Juan Máximo Rojas Proenza, known as Max Rojas (June 4, 1940 – April 24, 2015) was a Mexican poet, essayist, literary critic and culture manager. He wrote long-winded poem Cuerpos, his last published work originally composed of three thousand pages and that could fill twenty volumes, publishing only four.
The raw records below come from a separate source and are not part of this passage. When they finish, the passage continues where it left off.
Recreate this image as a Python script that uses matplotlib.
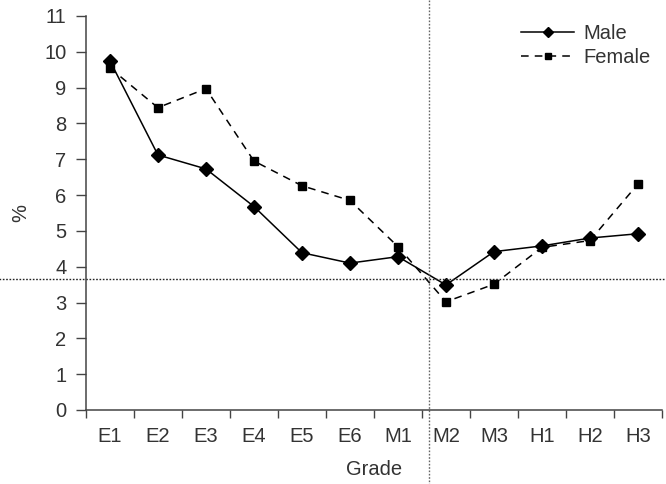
import matplotlib.pyplot as plt

plt.rcParams["font.family"] = ["Liberation Sans", "DejaVu Sans"]

grades = ["E1", "E2", "E3", "E4", "E5", "E6", "M1", "M2", "M3", "H1", "H2", "H3"]
male = [9.75, 7.12, 6.73, 5.68, 4.39, 4.10, 4.28, 3.49, 4.42, 4.58, 4.80, 4.92]
female = [9.55, 8.44, 8.97, 6.95, 6.26, 5.85, 4.56, 3.02, 3.51, 4.54, 4.73, 6.31]
ref_level = 3.66
split_pos = 6.65

TEXT = "#333333"
FS = 14.5

fig = plt.figure(figsize=(6.66, 4.84), dpi=100)
ax = fig.add_axes([0.129, 0.153, 0.865, 0.814])

x = list(range(len(grades)))
ax.plot(x, male, color="black", lw=1.1, marker="D", ms=7, label="Male")
ax.plot(x, female, color="black", lw=1.1, ls=(0, (5, 4)), marker="s", ms=6, label="Female")

ax.axhline(ref_level, xmin=-0.155, xmax=1.01, color="#222222", lw=1.0,
           ls=(0, (1.2, 1.2)), clip_on=False)
ax.axvline(split_pos, ymin=-0.19, ymax=1.045, color="#666666", lw=1.0,
           ls=(0, (1.2, 1.2)), clip_on=False)

ax.set_xlim(-0.5, len(grades) - 0.5)
ax.set_ylim(0, 11)
ax.set_yticks(range(0, 12))
ax.set_xticks([i - 0.5 for i in range(len(grades) + 1)])
ax.set_xticklabels([])
ax.set_xticks(x, minor=True)
ax.set_xticklabels(grades, minor=True)
ax.tick_params(axis="x", which="minor", length=0, pad=12, labelsize=FS, labelcolor=TEXT)
ax.tick_params(axis="x", which="major", length=6, width=1, color="#444444", direction="out")
ax.tick_params(axis="y", length=7, width=1, color="#444444", pad=7,
               labelsize=FS, labelcolor=TEXT)

for side in ["top", "right"]:
    ax.spines[side].set_visible(False)
for side in ["left", "bottom"]:
    ax.spines[side].set_color("#444444")
    ax.spines[side].set_linewidth(1.1)

ax.set_xlabel("Grade", fontsize=FS, color=TEXT, labelpad=10)
ax.set_ylabel("%", fontsize=FS, color=TEXT, labelpad=10)

ax.legend(loc="upper right", frameon=False, fontsize=FS, handlelength=2.6,
          handletextpad=0.5, borderaxespad=0.0, labelspacing=0.25,
          labelcolor=TEXT, bbox_to_anchor=(0.995, 1.0), markerscale=0.8)

fig.savefig("out.png", dpi=100)
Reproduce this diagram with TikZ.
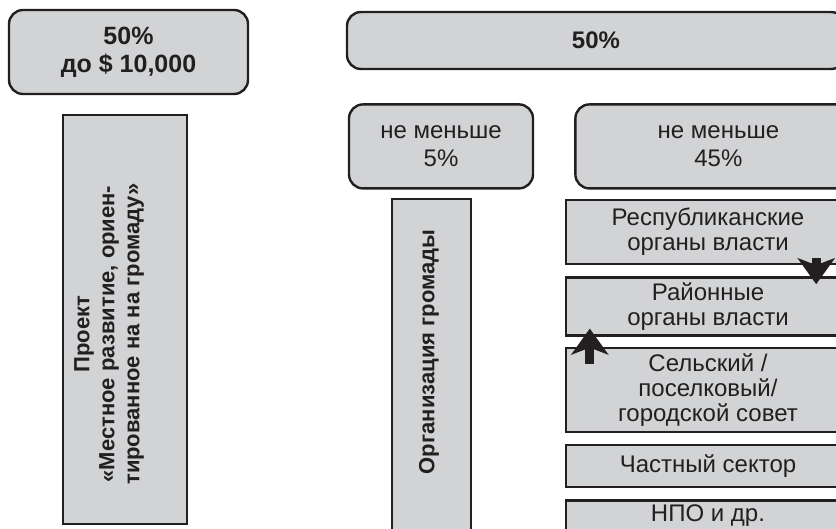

He studied literary studies at the Facultad de Filosofía y Letras (UNAM) of the National Autonomous University of Mexico. In 1985 he published ten poems in Calandria de tolvañeras magazine, edited by Infrarrealismo movement. These poems will be part of the 1986 book Ser en la sombra. He was director of the Institute of Right of Asylum-Museo Casa de Leon Trotsky from 1994 to 1998. It was part of the Sistema Nacional de Creadores de Arte (National System of Art Creators) from 2006 to 2009 and 2010–2013, and participated in the Iztapalapa Council of Cultural Development and South Museums Circuit.

==List of works==
- 1971: El Turno del Aullante
- 1986: Ser en la sombra
- 1997: El turno del Aullante y otros poemas
- 2008: Memoria de los cuerpos. Cuerpos uno.
- 2008: Antología de cuerpos.
- 2008: Sobre cuerpos y esferas. Cuerpos dos.
- 2008: El suicida y los péndulos. Cuerpos tres.
- 2008: Cuerpos uno: Memoria de los Cuerpos
- 2008: Cuerpos dos: Sobre Cuerpos y Esferas
- 2008: Cuerpos tres: El Suicida y los Péndulos
- 2009: Cuerpos cuatro: Prosecución de los naufragios
- 2011: Cuerpos
- 2011: Obra primera (1958–1986)
- 2013: Poemas inéditos

==Awards==
- Carlos Pellicer Iberoamerican Prize in Poetry, 2009.